Both of the websites will now be pulled live every time a Seek comes in. The information scraped from the sites will come out dynamically and in parallel, then plugged back into the Seek process for answer generation.
Note
While we use a single, concatenated document here for the sake of simplicity, it is possible to split this into multiple documents. Simply build a JSON object with an array of document objects containing properties: document (title), url, score, and passage.
{{ virtualKbIn }}
{{ web | url: "https://www.google.com/search?gfns=1&q=<< name: virtualKbIn.contextQuery>>" }}=>{{ variable | name: "google" }}
{{ web | url: "https://documentation.neuralseek.com/" }}=>{{ variable | name: "docs" }}
{{ virtualKbOut | context: "<< name: google >>\n<< name: docs >>" | kbCoverage: 0 | kbScore: 0 | url: "" | document: "Virtual KB" }}
Configuring a Virtual KB
- Navigate to the Configure tab in your NeuralSeek instance.
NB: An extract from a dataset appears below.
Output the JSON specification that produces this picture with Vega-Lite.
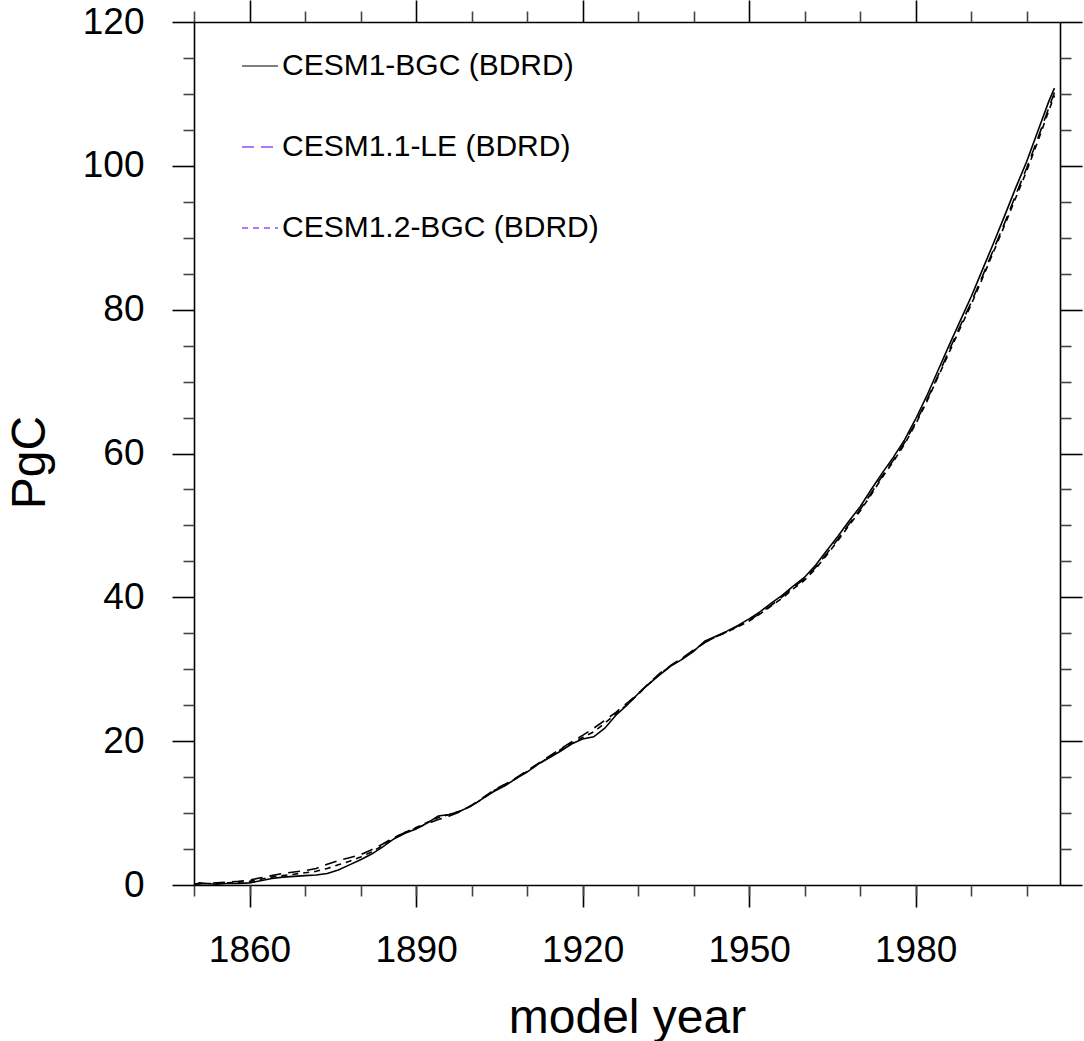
{
  "$schema": "https://vega.github.io/schema/vega-lite/v6.json",
  "autosize": "none",
  "width": 866,
  "height": 863,
  "padding": {"left": 194, "top": 22, "right": 24, "bottom": 156},
  "background": "white",
  "config": {
    "view": {"stroke": null},
    "font": "Liberation Sans",
    "axis": {
      "grid": false,
      "domainColor": "#000000",
      "domainWidth": 1.6,
      "tickColor": "#000000",
      "tickWidth": 1.6,
      "labelFont": "Liberation Sans",
      "labelColor": "#000000",
      "titleFont": "Liberation Sans",
      "titleColor": "#000000",
      "titleFontWeight": "normal"
    }
  },
  "data": {
    "values": [
      {"year": 1850, "bgc": 0.0, "le": 0.1, "bgc12": 0.1},
      {"year": 1851, "bgc": 0.3, "le": 0.15, "bgc12": 0.2},
      {"year": 1852, "bgc": 0.2, "le": 0.2, "bgc12": 0.2},
      {"year": 1854, "bgc": 0.1, "le": 0.3, "bgc12": 0.2},
      {"year": 1856, "bgc": 0.2, "le": 0.4, "bgc12": 0.3},
      {"year": 1858, "bgc": 0.2, "le": 0.5, "bgc12": 0.4},
      {"year": 1860, "bgc": 0.3, "le": 0.7, "bgc12": 0.5},
      {"year": 1862, "bgc": 0.6, "le": 1.0, "bgc12": 0.8},
      {"year": 1864, "bgc": 0.9, "le": 1.3, "bgc12": 1.1},
      {"year": 1866, "bgc": 1.1, "le": 1.6, "bgc12": 1.3},
      {"year": 1868, "bgc": 1.2, "le": 1.8, "bgc12": 1.5},
      {"year": 1870, "bgc": 1.3, "le": 2.0, "bgc12": 1.7},
      {"year": 1872, "bgc": 1.4, "le": 2.3, "bgc12": 1.9},
      {"year": 1874, "bgc": 1.6, "le": 2.9, "bgc12": 2.3},
      {"year": 1876, "bgc": 2.1, "le": 3.4, "bgc12": 2.8},
      {"year": 1878, "bgc": 2.8, "le": 3.8, "bgc12": 3.3},
      {"year": 1880, "bgc": 3.5, "le": 4.2, "bgc12": 3.9},
      {"year": 1882, "bgc": 4.3, "le": 4.9, "bgc12": 4.6},
      {"year": 1884, "bgc": 5.3, "le": 5.7, "bgc12": 5.5},
      {"year": 1886, "bgc": 6.4, "le": 6.6, "bgc12": 6.5},
      {"year": 1888, "bgc": 7.2, "le": 7.3, "bgc12": 7.3},
      {"year": 1890, "bgc": 7.8, "le": 7.9, "bgc12": 8.0},
      {"year": 1892, "bgc": 8.6, "le": 8.5, "bgc12": 8.7},
      {"year": 1894, "bgc": 9.6, "le": 9.1, "bgc12": 9.4},
      {"year": 1896, "bgc": 9.8, "le": 9.6, "bgc12": 9.8},
      {"year": 1898, "bgc": 10.3, "le": 10.2, "bgc12": 10.3},
      {"year": 1900, "bgc": 11.0, "le": 11.1, "bgc12": 11.0},
      {"year": 1902, "bgc": 12.0, "le": 12.1, "bgc12": 12.0},
      {"year": 1904, "bgc": 13.0, "le": 13.2, "bgc12": 13.1},
      {"year": 1906, "bgc": 13.8, "le": 14.0, "bgc12": 13.9},
      {"year": 1908, "bgc": 14.8, "le": 14.9, "bgc12": 14.8},
      {"year": 1910, "bgc": 15.7, "le": 15.9, "bgc12": 15.8},
      {"year": 1912, "bgc": 16.8, "le": 16.9, "bgc12": 16.8},
      {"year": 1914, "bgc": 17.7, "le": 17.9, "bgc12": 17.8},
      {"year": 1916, "bgc": 18.6, "le": 18.9, "bgc12": 18.8},
      {"year": 1918, "bgc": 19.6, "le": 19.9, "bgc12": 19.7},
      {"year": 1920, "bgc": 20.3, "le": 20.8, "bgc12": 20.5},
      {"year": 1922, "bgc": 20.6, "le": 21.8, "bgc12": 21.3},
      {"year": 1924, "bgc": 21.8, "le": 22.9, "bgc12": 22.5},
      {"year": 1926, "bgc": 23.6, "le": 24.0, "bgc12": 23.8},
      {"year": 1928, "bgc": 25.0, "le": 25.3, "bgc12": 25.1},
      {"year": 1930, "bgc": 26.6, "le": 26.6, "bgc12": 26.5},
      {"year": 1932, "bgc": 28.0, "le": 28.1, "bgc12": 28.0},
      {"year": 1934, "bgc": 29.3, "le": 29.5, "bgc12": 29.4},
      {"year": 1936, "bgc": 30.5, "le": 30.6, "bgc12": 30.5},
      {"year": 1938, "bgc": 31.4, "le": 31.6, "bgc12": 31.5},
      {"year": 1940, "bgc": 32.5, "le": 32.7, "bgc12": 32.6},
      {"year": 1942, "bgc": 33.9, "le": 33.7, "bgc12": 33.7},
      {"year": 1944, "bgc": 34.6, "le": 34.5, "bgc12": 34.5},
      {"year": 1946, "bgc": 35.3, "le": 35.2, "bgc12": 35.2},
      {"year": 1948, "bgc": 36.1, "le": 36.0, "bgc12": 35.9},
      {"year": 1950, "bgc": 37.0, "le": 36.8, "bgc12": 36.7},
      {"year": 1952, "bgc": 38.0, "le": 37.8, "bgc12": 37.7},
      {"year": 1954, "bgc": 39.2, "le": 38.9, "bgc12": 38.8},
      {"year": 1956, "bgc": 40.3, "le": 40.1, "bgc12": 39.9},
      {"year": 1958, "bgc": 41.6, "le": 41.4, "bgc12": 41.2},
      {"year": 1960, "bgc": 42.8, "le": 42.6, "bgc12": 42.4},
      {"year": 1962, "bgc": 44.5, "le": 44.2, "bgc12": 44.0},
      {"year": 1964, "bgc": 46.5, "le": 46.1, "bgc12": 45.9},
      {"year": 1966, "bgc": 48.5, "le": 48.1, "bgc12": 47.9},
      {"year": 1968, "bgc": 50.6, "le": 50.2, "bgc12": 50.0},
      {"year": 1970, "bgc": 52.6, "le": 52.2, "bgc12": 52.0},
      {"year": 1972, "bgc": 55.0, "le": 54.5, "bgc12": 54.3},
      {"year": 1974, "bgc": 57.3, "le": 56.9, "bgc12": 56.7},
      {"year": 1976, "bgc": 59.5, "le": 59.1, "bgc12": 58.9},
      {"year": 1978, "bgc": 61.9, "le": 61.5, "bgc12": 61.3},
      {"year": 1980, "bgc": 64.8, "le": 64.3, "bgc12": 64.1},
      {"year": 1982, "bgc": 68.0, "le": 67.4, "bgc12": 67.2},
      {"year": 1984, "bgc": 71.5, "le": 70.8, "bgc12": 70.6},
      {"year": 1986, "bgc": 75.0, "le": 74.3, "bgc12": 74.0},
      {"year": 1988, "bgc": 78.4, "le": 77.7, "bgc12": 77.4},
      {"year": 1990, "bgc": 81.8, "le": 81.0, "bgc12": 80.7},
      {"year": 1992, "bgc": 85.5, "le": 84.6, "bgc12": 84.3},
      {"year": 1994, "bgc": 89.2, "le": 88.3, "bgc12": 88.0},
      {"year": 1996, "bgc": 93.0, "le": 92.0, "bgc12": 91.7},
      {"year": 1998, "bgc": 96.9, "le": 95.9, "bgc12": 95.5},
      {"year": 2000, "bgc": 100.6, "le": 99.7, "bgc12": 99.3},
      {"year": 2002, "bgc": 104.8, "le": 103.8, "bgc12": 103.4},
      {"year": 2004, "bgc": 109.0, "le": 108.1, "bgc12": 107.7},
      {"year": 2005, "bgc": 110.8, "le": 110.2, "bgc12": 109.8}
    ]
  },
  "transform": [{"fold": ["bgc", "le", "bgc12"], "as": ["model", "PgC"]}],
  "layer": [
    {
      "description": "legend layer: draws no lines, carries the key and the labelled axes",
      "transform": [{"filter": "false"}],
      "mark": {"type": "line", "strokeWidth": 1.6},
      "encoding": {
        "x": {
          "field": "year", "type": "quantitative",
          "scale": {"domain": [1850, 2006], "nice": false, "zero": false},
          "axis": {
            "orient": "bottom", "values": [1860, 1890, 1920, 1950, 1980], "format": "d",
            "tickSize": 22, "labelFontSize": 37, "labelPadding": 25,
            "title": "model year", "titleFontSize": 48,
            "titleX": 433, "titleY": 133, "titleBaseline": "middle", "titleAlign": "center"
          }
        },
        "y": {
          "field": "PgC", "type": "quantitative",
          "scale": {"domain": [0, 120], "nice": false},
          "axis": {
            "orient": "left", "values": [0, 20, 40, 60, 80, 100, 120],
            "tickSize": 22, "labelFontSize": 37, "labelPadding": 28,
            "title": "PgC", "titleFontSize": 48, "titleAngle": 270,
            "titleX": -164, "titleY": 440, "titleBaseline": "middle", "titleAlign": "center"
          }
        },
        "strokeDash": {
          "field": "model", "type": "nominal",
          "scale": {"domain": ["bgc", "le", "bgc12"], "range": [[1, 0], [12, 7], [6, 5]]},
          "legend": {
            "orient": "none", "legendX": 47, "legendY": 25, "title": null,
            "symbolType": "stroke", "symbolSize": 1296, "symbolStrokeWidth": 1.6,
            "labelFontSize": 30, "labelFont": "Liberation Sans", "labelColor": "#000000",
            "labelLimit": 0, "labelOffset": 3, "rowPadding": 47,
            "labelExpr": "datum.label == 'bgc' ? 'CESM1-BGC (BDRD)' : datum.label == 'le' ? 'CESM1.1-LE (BDRD)' : 'CESM1.2-BGC (BDRD)'"
          }
        },
        "color": {
          "field": "model", "type": "nominal",
          "scale": {"domain": ["bgc", "le", "bgc12"], "range": ["#555555", "#9050ff", "#9050ff"]},
          "legend": {
            "orient": "none", "legendX": 47, "legendY": 25, "title": null,
            "symbolType": "stroke", "symbolSize": 1296, "symbolStrokeWidth": 1.6,
            "labelFontSize": 30, "labelFont": "Liberation Sans", "labelColor": "#000000",
            "labelLimit": 0, "labelOffset": 3, "rowPadding": 47,
            "labelExpr": "datum.label == 'bgc' ? 'CESM1-BGC (BDRD)' : datum.label == 'le' ? 'CESM1.1-LE (BDRD)' : 'CESM1.2-BGC (BDRD)'"
          }
        }
      }
    },
    {
      "transform": [{"filter": "datum.model == 'bgc'"}],
      "mark": {"type": "line", "strokeWidth": 1.6, "color": "#000000"},
      "encoding": {
        "x": {
          "field": "year", "type": "quantitative",
          "axis": {"orient": "bottom", "values": [1850, 1860, 1870, 1880, 1890, 1900, 1910, 1920, 1930, 1940, 1950, 1960, 1970, 1980, 1990, 2000],
                   "tickSize": 11, "tickColor": "#444444", "labels": false, "title": null, "domain": false}
        },
        "y": {
          "field": "PgC", "type": "quantitative",
          "axis": {"orient": "left", "values": [5, 10, 15, 25, 30, 35, 45, 50, 55, 65, 70, 75, 85, 90, 95, 105, 110, 115],
                   "tickSize": 11, "tickColor": "#444444", "labels": false, "title": null, "domain": false}
        }
      }
    },
    {
      "transform": [{"filter": "datum.model == 'le'"}],
      "mark": {"type": "line", "strokeWidth": 1.6, "color": "#000000", "strokeDash": [12, 7]},
      "encoding": {
        "x": {
          "field": "year", "type": "quantitative",
          "axis": {"orient": "top", "values": [1860, 1890, 1920, 1950, 1980],
                   "tickSize": 22, "labels": false, "title": null}
        },
        "y": {
          "field": "PgC", "type": "quantitative",
          "axis": {"orient": "right", "values": [0, 20, 40, 60, 80, 100, 120],
                   "tickSize": 22, "labels": false, "title": null}
        }
      }
    },
    {
      "transform": [{"filter": "datum.model == 'bgc12'"}],
      "mark": {"type": "line", "strokeWidth": 1.6, "color": "#000000", "strokeDash": [6, 5]},
      "encoding": {
        "x": {
          "field": "year", "type": "quantitative",
          "axis": {"orient": "top", "values": [1850, 1870, 1880, 1900, 1910, 1930, 1940, 1960, 1970, 1990, 2000],
                   "tickSize": 11, "tickColor": "#444444", "labels": false, "title": null, "domain": false}
        },
        "y": {
          "field": "PgC", "type": "quantitative",
          "axis": {"orient": "right", "values": [5, 10, 15, 25, 30, 35, 45, 50, 55, 65, 70, 75, 85, 90, 95, 105, 110, 115],
                   "tickSize": 11, "tickColor": "#444444", "labels": false, "title": null, "domain": false}
        }
      }
    }
  ],
  "resolve": {"axis": {"x": "independent", "y": "independent"}}
}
- Expand the KnowledgeBase Connection accordion.
- For KnowledgeBase Type, select the Virtual KB option.
- For mAIstro Virtual KB template, select the websiteKB option.
- Click the red Save icon at the bottom of the screen to save your configuration.
Seek with a Virtual KB
- Navigate to the Seek tab in your NeuralSeek instance.
- Type in any question. For example, Does NeuralSeek provide a Hands-On Lab?
- Click the Seek button to generate an answer.
We can expand the Virtual KB source underneath KnowledgeBase Context and view which information was pulled from the Google Search and which was pulled from our NeuralSeek Documentation URL to generate the answer.